In conventional identity politics subjective differences are
understood negatively, as gaps to be overcome, as lacks of
sameness, as evidence of failed or incomplete unity. In Alterity
Politics Jeffrey T. Nealon argues instead for a concrete and
ethical understanding of community, one that requires response,
action, and performance instead of passive resentment and
unproductive mourning for a whole that cannot be attained.While
discussing the work of others who have refused to thematize
difference in terms of the possibility or impossibility of
sameness-Levinas, Butler, Derrida, Foucault, Deleuze, Guattari,
Zizek, Jameson, Heidegger, Bakhtin-Nealon argues that ethics is
constituted as inexorable affirmative response to different
identities, not through an inability to understand or totalize the
other. Alterity Politics combines this theoretical itinerary with
crucial discussions of specific and diverse sites of literary and
cultural production-the work of William S. Burroughs, Amiri Baraka,
Andy Warhol, Ishmael Reed, Rush Limbaugh, and Vincent Van
Gogh-along with analyses of the social formation of subjects as
found in identity politics, and in multicultural and whiteness
studies.
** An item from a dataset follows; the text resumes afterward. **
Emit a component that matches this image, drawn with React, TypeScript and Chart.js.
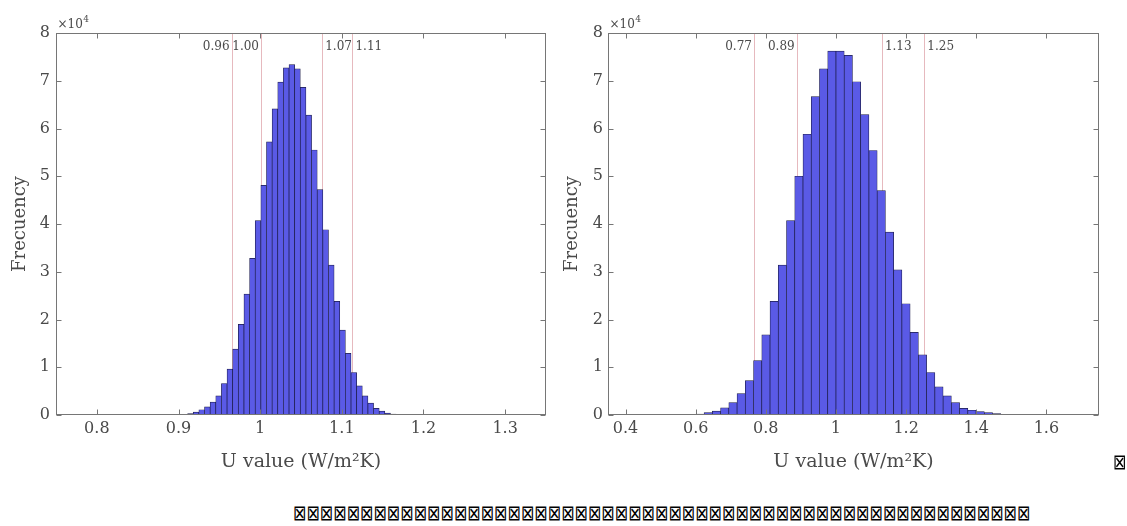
import React, { useEffect, useRef } from 'react';
import { Chart, registerables } from 'chart.js';

Chart.register(...registerables);

// ---------- Left histogram ----------
const leftBinCenters = [
  0.9146, 0.9215, 0.9284, 0.9353, 0.9422, 0.9491, 0.956, 0.9629, 0.9698, 0.9767,
  0.9836, 0.9905, 0.9974, 1.0043, 1.0112, 1.0181, 1.025, 1.0319, 1.0388, 1.0457,
  1.0526, 1.0595, 1.0664, 1.0733, 1.0802, 1.0871, 1.094, 1.1009, 1.1078, 1.1147,
  1.1216, 1.1285, 1.1354, 1.1423, 1.1492, 1.1561, 1.163,
];
const leftFrequency = [
  300, 600, 1100, 1700, 2700, 4000, 6600, 9600, 13800, 19000,
  25300, 32800, 40700, 48100, 57200, 64100, 69700, 72700, 73400, 72500,
  68600, 62800, 55500, 47200, 38800, 31400, 23800, 17800, 12900, 8900,
  6100, 4000, 2500, 1400, 800, 400, 200,
];
const leftXTicks = [0.8, 0.9, 1.0, 1.1, 1.2, 1.3];
const leftXRange = [0.75, 1.35];
const leftLineValues = [0.965, 1.001, 1.076, 1.113];
const leftLineLabels = ['0.96', '1.00', '1.07', '1.11'];

// ---------- Right histogram ----------
const rightBinCenters = [
  0.61225, 0.63575, 0.65925, 0.68275, 0.70625, 0.72975, 0.75325, 0.77675, 0.80025, 0.82375,
  0.84725, 0.87075, 0.89425, 0.91775, 0.94125, 0.96475, 0.98825, 1.01175, 1.03525, 1.05875,
  1.08225, 1.10575, 1.12925, 1.15275, 1.17625, 1.19975, 1.22325, 1.24675, 1.27025, 1.29375,
  1.31725, 1.34075, 1.36425, 1.38775, 1.41125, 1.43475, 1.45825,
];
const rightFrequency = [
  200, 500, 800, 1500, 2600, 4500, 7200, 11400, 16800, 23800,
  31400, 40700, 50000, 58800, 66700, 72500, 76200, 76200, 75300, 69800,
  62900, 55400, 47000, 38300, 30400, 23300, 17300, 12600, 8900, 5900,
  4000, 2600, 1400, 1000, 700, 500, 300,
];
const rightXTicks = [0.4, 0.6, 0.8, 1.0, 1.2, 1.4, 1.6];
const rightXRange = [0.35, 1.75];
const rightLineValues = [0.766, 0.888, 1.131, 1.252];
const rightLineLabels = ['0.77', '0.89', '1.13', '1.25'];

// ---------- Shared ----------
const yTicks = [0, 10000, 20000, 30000, 40000, 50000, 60000, 70000, 80000];
const yMax = 80000;
const xTitle = 'U value (W/m²K)';
const yTitle = 'Frecuency';
const exponentBase = '×10';
const exponentPower = '4';
const captionText = '⊠'.repeat(55);

const SERIF = "'DejaVu Serif', serif";
const TEXT = '#4a4a4a';
const AXIS = '#767676';
const BAR_FILL = '#5a5ae6';
const BAR_EDGE = '#1c1c4a';
const LINE = '#e6b9be';

const fmt = (v: number) => String(Number(v.toFixed(2)));

const matlabAxes = {
  id: 'matlabAxes',
  beforeDatasetsDraw(chart: any, _args: any, opts: any) {
    const { ctx, chartArea, scales } = chart;
    const x = scales.x;
    ctx.save();
    ctx.strokeStyle = LINE;
    ctx.lineWidth = 1;
    (opts.lines as number[]).forEach((v) => {
      const px = Math.round(x.getPixelForValue(v)) + 0.5;
      ctx.beginPath();
      ctx.moveTo(px, chartArea.top);
      ctx.lineTo(px, chartArea.bottom);
      ctx.stroke();
    });
    ctx.restore();
  },
  afterDatasetsDraw(chart: any, _args: any, opts: any) {
    const { ctx, chartArea, scales } = chart;
    const x = scales.x;
    const y = scales.y;
    const L = Math.round(chartArea.left) + 0.5;
    const R = Math.round(chartArea.right) - 0.5;
    const T = Math.round(chartArea.top) + 0.5;
    const B = Math.round(chartArea.bottom) - 0.5;
    ctx.save();
    // line labels
    ctx.font = `12px ${SERIF}`;
    ctx.fillStyle = TEXT;
    ctx.textBaseline = 'middle';
    (opts.lines as number[]).forEach((v, i) => {
      const px = x.getPixelForValue(v);
      if (i < 2) {
        ctx.textAlign = 'right';
        ctx.fillText(opts.labels[i], px - 2, T + 13);
      } else {
        ctx.textAlign = 'left';
        ctx.fillText(opts.labels[i], px + 3, T + 13);
      }
    });
    // box
    ctx.strokeStyle = AXIS;
    ctx.lineWidth = 1;
    ctx.strokeRect(L, T, R - L, B - T);
    // ticks (inward)
    const tl = 5;
    ctx.beginPath();
    x.ticks.forEach((t: any) => {
      const px = Math.round(x.getPixelForValue(t.value)) + 0.5;
      ctx.moveTo(px, B);
      ctx.lineTo(px, B - tl);
      ctx.moveTo(px, T);
      ctx.lineTo(px, T + tl);
    });
    y.ticks.forEach((t: any) => {
      const py = Math.round(y.getPixelForValue(t.value)) + 0.5;
      ctx.moveTo(L, py);
      ctx.lineTo(L + tl, py);
      ctx.moveTo(R, py);
      ctx.lineTo(R - tl, py);
    });
    ctx.stroke();
    // exponent
    ctx.fillStyle = TEXT;
    ctx.textAlign = 'left';
    ctx.textBaseline = 'alphabetic';
    ctx.font = `12px ${SERIF}`;
    ctx.fillText(exponentBase, L + 1, T - 6);
    const w = ctx.measureText(exponentBase).width;
    ctx.font = `9px ${SERIF}`;
    ctx.fillText(exponentPower, L + 1 + w + 0.5, T - 12);
    ctx.restore();
  },
};

type HistProps = {
  left: number;
  width: number;
  yAxisWidth: number;
  padRight: number;
  yTitlePad: number;
  yLabelPad: number;
  centers: number[];
  freq: number[];
  xTicks: number[];
  xRange: number[];
  lines: number[];
  labels: string[];
};

const HEIGHT = 480;
const PLOT_TOP = 33;
const PLOT_BOTTOM = 415;

function Histogram(p: HistProps) {
  const ref = useRef<HTMLCanvasElement>(null);
  useEffect(() => {
    if (!ref.current) return;
    const chart = new Chart(ref.current, {
      type: 'bar',
      data: {
        datasets: [
          {
            data: p.centers.map((c, i) => ({ x: c, y: p.freq[i] })),
            backgroundColor: BAR_FILL,
            borderColor: BAR_EDGE,
            borderWidth: 0.7,
            borderSkipped: false,
            barPercentage: 1,
            categoryPercentage: 1,
            grouped: false,
          } as any,
        ],
      },
      options: {
        responsive: false,
        animation: false,
        devicePixelRatio: 1,
        layout: { padding: { top: PLOT_TOP, right: p.padRight, left: 0, bottom: 0 } },
        plugins: {
          legend: { display: false },
          tooltip: { enabled: false },
          matlabAxes: { lines: p.lines, labels: p.labels },
        } as any,
        scales: {
          x: {
            type: 'linear',
            min: p.xRange[0],
            max: p.xRange[1],
            offset: false,
            grid: { display: false, drawTicks: false, offset: false },
            border: { display: false },
            afterBuildTicks: (s: any) => {
              s.ticks = p.xTicks.map((v) => ({ value: v }));
            },
            ticks: {
              autoSkip: false,
              maxRotation: 0,
              padding: 4,
              color: TEXT,
              font: { family: SERIF, size: 16 },
              callback: (v: any) => fmt(Number(v)),
            },
            title: {
              display: true,
              text: xTitle,
              color: TEXT,
              font: { family: SERIF, size: 19 },
              padding: { top: 0, bottom: 7 },
            },
            afterFit: (s: any) => {
              s.height = HEIGHT - PLOT_BOTTOM;
            },
          },
          y: {
            type: 'linear',
            min: 0,
            max: yMax,
            grid: { display: false, drawTicks: false },
            border: { display: false },
            afterBuildTicks: (s: any) => {
              s.ticks = yTicks.map((v) => ({ value: v }));
            },
            ticks: {
              autoSkip: false,
              padding: p.yLabelPad,
              color: TEXT,
              font: { family: SERIF, size: 16 },
              callback: (v: any) => String(Number(v) / 10000),
            },
            title: {
              display: true,
              text: yTitle,
              color: TEXT,
              font: { family: SERIF, size: 18 },
              padding: { top: p.yTitlePad, bottom: 0 },
            },
            afterFit: (s: any) => {
              s.width = p.yAxisWidth;
            },
          },
        } as any,
      },
      plugins: [matlabAxes as any],
    });
    return () => chart.destroy();
  }, []);
  return (
    <canvas
      ref={ref}
      width={p.width}
      height={HEIGHT}
      style={{ position: 'absolute', left: p.left, top: 0, width: p.width, height: HEIGHT, display: 'block' }}
    />
  );
}

export default function App() {
  return (
    <div
      style={{
        position: 'absolute',
        left: 0,
        top: 0,
        width: 1127,
        height: 526,
        background: '#ffffff',
        overflow: 'hidden',
      }}
    >
      <Histogram
        left={0}
        width={560}
        yAxisWidth={56}
        padRight={14}
        yTitlePad={10}
        yLabelPad={6}
        centers={leftBinCenters}
        freq={leftFrequency}
        xTicks={leftXTicks}
        xRange={leftXRange}
        lines={leftLineValues}
        labels={leftLineLabels}
      />
      <Histogram
        left={560}
        width={567}
        yAxisWidth={48}
        padRight={28}
        yTitlePad={2}
        yLabelPad={5}
        centers={rightBinCenters}
        freq={rightFrequency}
        xTicks={rightXTicks}
        xRange={rightXRange}
        lines={rightLineValues}
        labels={rightLineLabels}
      />
      <div
        style={{
          position: 'absolute',
          left: 1113,
          top: 452,
          fontFamily: "'DejaVu Sans', sans-serif",
          fontSize: 16,
          lineHeight: '16px',
          color: '#000',
          transform: 'scaleY(1.3)',
          transformOrigin: 'top left',
          whiteSpace: 'nowrap',
        }}
      >
        ⊠
      </div>
      <div
        style={{
          position: 'absolute',
          left: 293,
          top: 503,
          fontFamily: "'DejaVu Sans', sans-serif",
          fontSize: 16,
          lineHeight: '16px',
          color: '#000',
          transform: 'scaleY(1.3)',
          transformOrigin: 'top left',
          whiteSpace: 'nowrap',
        }}
      >
        {captionText}
      </div>
    </div>
  );
}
In the process, Nealon takes on a wide variety of issues
including white male anger, the ethical questions raised by drug
addiction, the nature of literary meaning, and the concept of
"becoming-black." In seeking to build an ethical structure around
poststructuralist discourse and to revitalize the applied use of
theoretical concepts to notions of performative identity, Alterity
Politics marks a decisive intervention in literary theory, cultural
studies, twentieth-century philosophy, and performance studies.